GOAL:
Repeat the records word for word, excluding any picture.

Rows from a dataset of charts and code:

☆ ☆ ☆ ☆ ☆

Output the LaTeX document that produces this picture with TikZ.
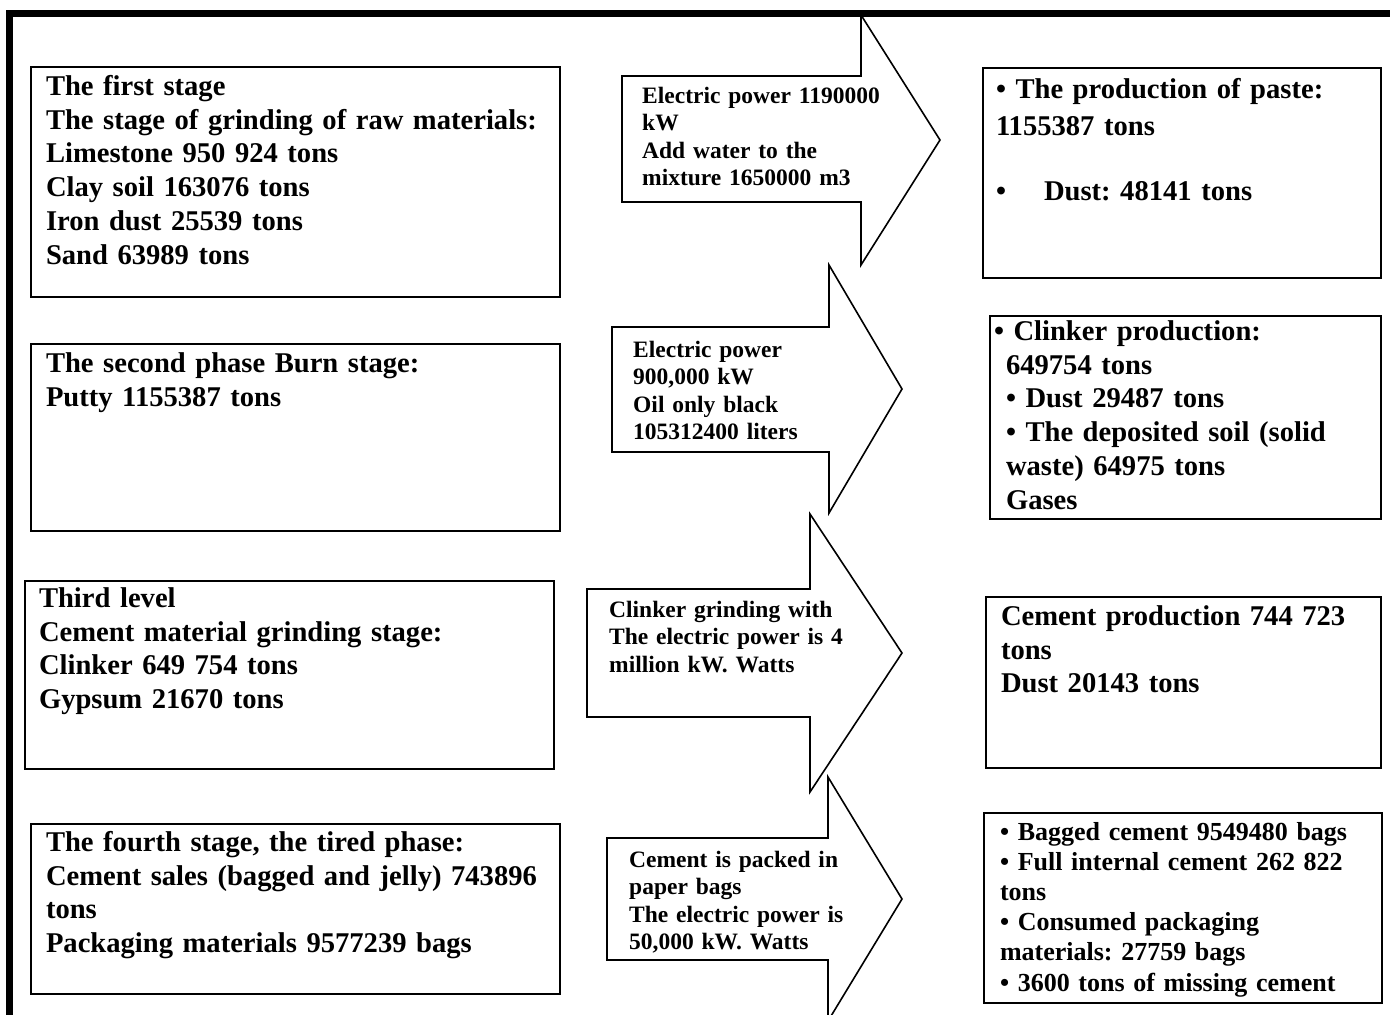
\documentclass[tikz,border=0pt]{standalone}
\usepackage{fontspec}
\setmainfont{Liberation Serif}
\frenchspacing

\begin{document}
\begin{tikzpicture}[
      x=1pt, y=-1pt,
      font=\fontsize{28.6}{33.7}\selectfont\bfseries,
      box/.style={
        draw, line width=2pt, anchor=north west, align=left,
        inner ysep=0pt
      },
      flow/.style={
        draw, line width=1.6pt, fill=white, line join=miter
      },
      flowtext/.style={
        anchor=base west, align=left, inner sep=0pt, text width=270pt,
        font=\fontsize{23.5}{27.6}\selectfont\bfseries
      },
      frame/.style={
        line width=7pt, line join=miter
      }
    ]
    \useasboundingbox (0,0) rectangle (1390,1015);

    \node[box, inner xsep=15pt, text width=499pt, text height=28.5pt, text depth=201.5pt]
      (grind) at (30,66) {The first stage\\
      The stage of grinding of raw materials:\\
      Limestone 950 924 tons\\
      Clay soil 163076 tons\\
      Iron dust 25539 tons\\
      Sand 63989 tons};
    \node[box, inner xsep=15pt, text width=499pt, text height=28.5pt, text depth=158.5pt]
      (burn) at (30,343) {The second phase Burn stage:\\
      Putty 1155387 tons};
    \node[box, inner xsep=14pt, text width=501pt, text height=26.5pt, text depth=161.5pt]
      (cement) at (24,580) {Third level\\
      Cement material grinding stage:\\
      Clinker 649 754 tons\\
      Gypsum 21670 tons};
    \node[box, inner xsep=15pt, text width=499pt, text height=27.5pt, text depth=142.5pt]
      (pack) at (30,823) {The fourth stage, the tired phase:\\
      Cement sales (bagged and jelly) 743896\\
      tons\\
      Packaging materials 9577239 bags};

    \node[box, inner xsep=13pt, text width=372pt, text height=30pt, text depth=180pt]
      (paste) at (982,67) {• The production of paste:\\[4pt]
      1155387 tons\\[31pt]
      •\hspace*{38pt}Dust: 48141 tons};
    \node[box, inner xsep=4pt, text width=383pt, text height=24.5pt, text depth=178.5pt]
      (clinker) at (989,315) {• Clinker production:\\
      \hspace*{12pt}649754 tons\\
      \hspace*{12pt}• Dust 29487 tons\\
      \hspace*{12pt}• The deposited soil (solid\\
      \hspace*{12pt}waste) 64975 tons\\
      \hspace*{12pt}Gases};
    \node[box, inner xsep=15pt, text width=365pt, text height=28.5pt, text depth=142.5pt]
      (prod) at (985,596) {Cement production 744 723\\
      tons\\
      Dust 20143 tons};
    \node[box, inner xsep=16pt, text width=366pt, text height=27pt, text depth=163pt,
      font=\fontsize{26}{30.2}\selectfont\bfseries]
      (sales) at (983,812) {• Bagged cement 9549480 bags\\
      • Full internal cement 262 822\\
      tons\\
      • Consumed packaging\\
      materials: 27759 bags\\
      • 3600 tons of missing cement};

    \draw[flow] (622,76) -- (861,76) -- (861,15) -- (940,140) -- (861,265)
      -- (861,202) -- (622,202) -- cycle;
    \draw[flow] (612,327) -- (829,327) -- (829,265) -- (902,389) -- (829,513)
      -- (829,452) -- (612,452) -- cycle;
    \draw[flow] (587,589) -- (810,589) -- (810,514) -- (902,653) -- (810,792)
      -- (810,717) -- (587,717) -- cycle;
    \draw[flow] (607,838) -- (828,838) -- (828,777) -- (902,899) -- (828,1021)
      -- (828,960) -- (607,960) -- cycle;

    \node[flowtext] (water) at (642,103) {Electric power 1190000\\
      kW\\
      Add water to the\\
      mixture 1650000 m3};
    \node[flowtext] (oil) at (633,357) {Electric power\\
      900,000 kW\\
      Oil only black\\
      105312400 liters};
    \node[flowtext] (power) at (609,617) {Clinker grinding with\\
      The electric power is 4\\
      million kW. Watts};
    \node[flowtext] (bags) at (629,867) {Cement is packed in\\
      paper bags\\
      The electric power is\\
      50,000 kW. Watts};

    \draw[frame] (9,1025) -- (9,13) -- (1400,13);
  \end{tikzpicture}
\end{document}
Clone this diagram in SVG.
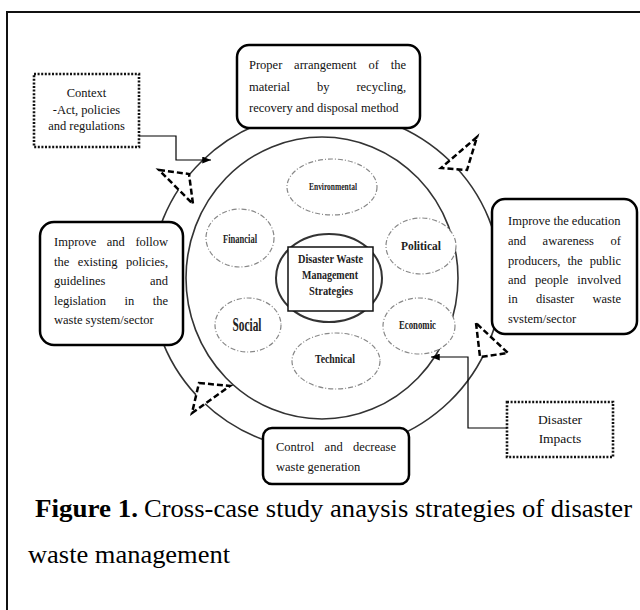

☆ ☆ ☆ ☆ ☆

RESPONSE:
Output the LaTeX document that produces this picture with TikZ.
\documentclass[tikz,border=0pt]{standalone}
\usepackage{fontspec}
\setmainfont{Liberation Serif}
\frenchspacing

\begin{document}
\begin{tikzpicture}[
      x=1pt, y=-1pt,
      font=\fontsize{28.6}{33.7}\selectfont\bfseries,
      box/.style={
        draw, line width=2pt, anchor=north west, align=left,
        inner ysep=0pt
      },
      flow/.style={
        draw, line width=1.6pt, fill=white, line join=miter
      },
      flowtext/.style={
        anchor=base west, align=left, inner sep=0pt, text width=270pt,
        font=\fontsize{23.5}{27.6}\selectfont\bfseries
      },
      frame/.style={
        line width=7pt, line join=miter
      }
    ]
    \useasboundingbox (0,0) rectangle (1390,1015);

    \node[box, inner xsep=15pt, text width=499pt, text height=28.5pt, text depth=201.5pt]
      (grind) at (30,66) {The first stage\\
      The stage of grinding of raw materials:\\
      Limestone 950 924 tons\\
      Clay soil 163076 tons\\
      Iron dust 25539 tons\\
      Sand 63989 tons};
    \node[box, inner xsep=15pt, text width=499pt, text height=28.5pt, text depth=158.5pt]
      (burn) at (30,343) {The second phase Burn stage:\\
      Putty 1155387 tons};
    \node[box, inner xsep=14pt, text width=501pt, text height=26.5pt, text depth=161.5pt]
      (cement) at (24,580) {Third level\\
      Cement material grinding stage:\\
      Clinker 649 754 tons\\
      Gypsum 21670 tons};
    \node[box, inner xsep=15pt, text width=499pt, text height=27.5pt, text depth=142.5pt]
      (pack) at (30,823) {The fourth stage, the tired phase:\\
      Cement sales (bagged and jelly) 743896\\
      tons\\
      Packaging materials 9577239 bags};

    \node[box, inner xsep=13pt, text width=372pt, text height=30pt, text depth=180pt]
      (paste) at (982,67) {• The production of paste:\\[4pt]
      1155387 tons\\[31pt]
      •\hspace*{38pt}Dust: 48141 tons};
    \node[box, inner xsep=4pt, text width=383pt, text height=24.5pt, text depth=178.5pt]
      (clinker) at (989,315) {• Clinker production:\\
      \hspace*{12pt}649754 tons\\
      \hspace*{12pt}• Dust 29487 tons\\
      \hspace*{12pt}• The deposited soil (solid\\
      \hspace*{12pt}waste) 64975 tons\\
      \hspace*{12pt}Gases};
    \node[box, inner xsep=15pt, text width=365pt, text height=28.5pt, text depth=142.5pt]
      (prod) at (985,596) {Cement production 744 723\\
      tons\\
      Dust 20143 tons};
    \node[box, inner xsep=16pt, text width=366pt, text height=27pt, text depth=163pt,
      font=\fontsize{26}{30.2}\selectfont\bfseries]
      (sales) at (983,812) {• Bagged cement 9549480 bags\\
      • Full internal cement 262 822\\
      tons\\
      • Consumed packaging\\
      materials: 27759 bags\\
      • 3600 tons of missing cement};

    \draw[flow] (622,76) -- (861,76) -- (861,15) -- (940,140) -- (861,265)
      -- (861,202) -- (622,202) -- cycle;
    \draw[flow] (612,327) -- (829,327) -- (829,265) -- (902,389) -- (829,513)
      -- (829,452) -- (612,452) -- cycle;
    \draw[flow] (587,589) -- (810,589) -- (810,514) -- (902,653) -- (810,792)
      -- (810,717) -- (587,717) -- cycle;
    \draw[flow] (607,838) -- (828,838) -- (828,777) -- (902,899) -- (828,1021)
      -- (828,960) -- (607,960) -- cycle;

    \node[flowtext] (water) at (642,103) {Electric power 1190000\\
      kW\\
      Add water to the\\
      mixture 1650000 m3};
    \node[flowtext] (oil) at (633,357) {Electric power\\
      900,000 kW\\
      Oil only black\\
      105312400 liters};
    \node[flowtext] (power) at (609,617) {Clinker grinding with\\
      The electric power is 4\\
      million kW. Watts};
    \node[flowtext] (bags) at (629,867) {Cement is packed in\\
      paper bags\\
      The electric power is\\
      50,000 kW. Watts};

    \draw[frame] (9,1025) -- (9,13) -- (1400,13);
  \end{tikzpicture}
\end{document}
Clone this diagram in SVG.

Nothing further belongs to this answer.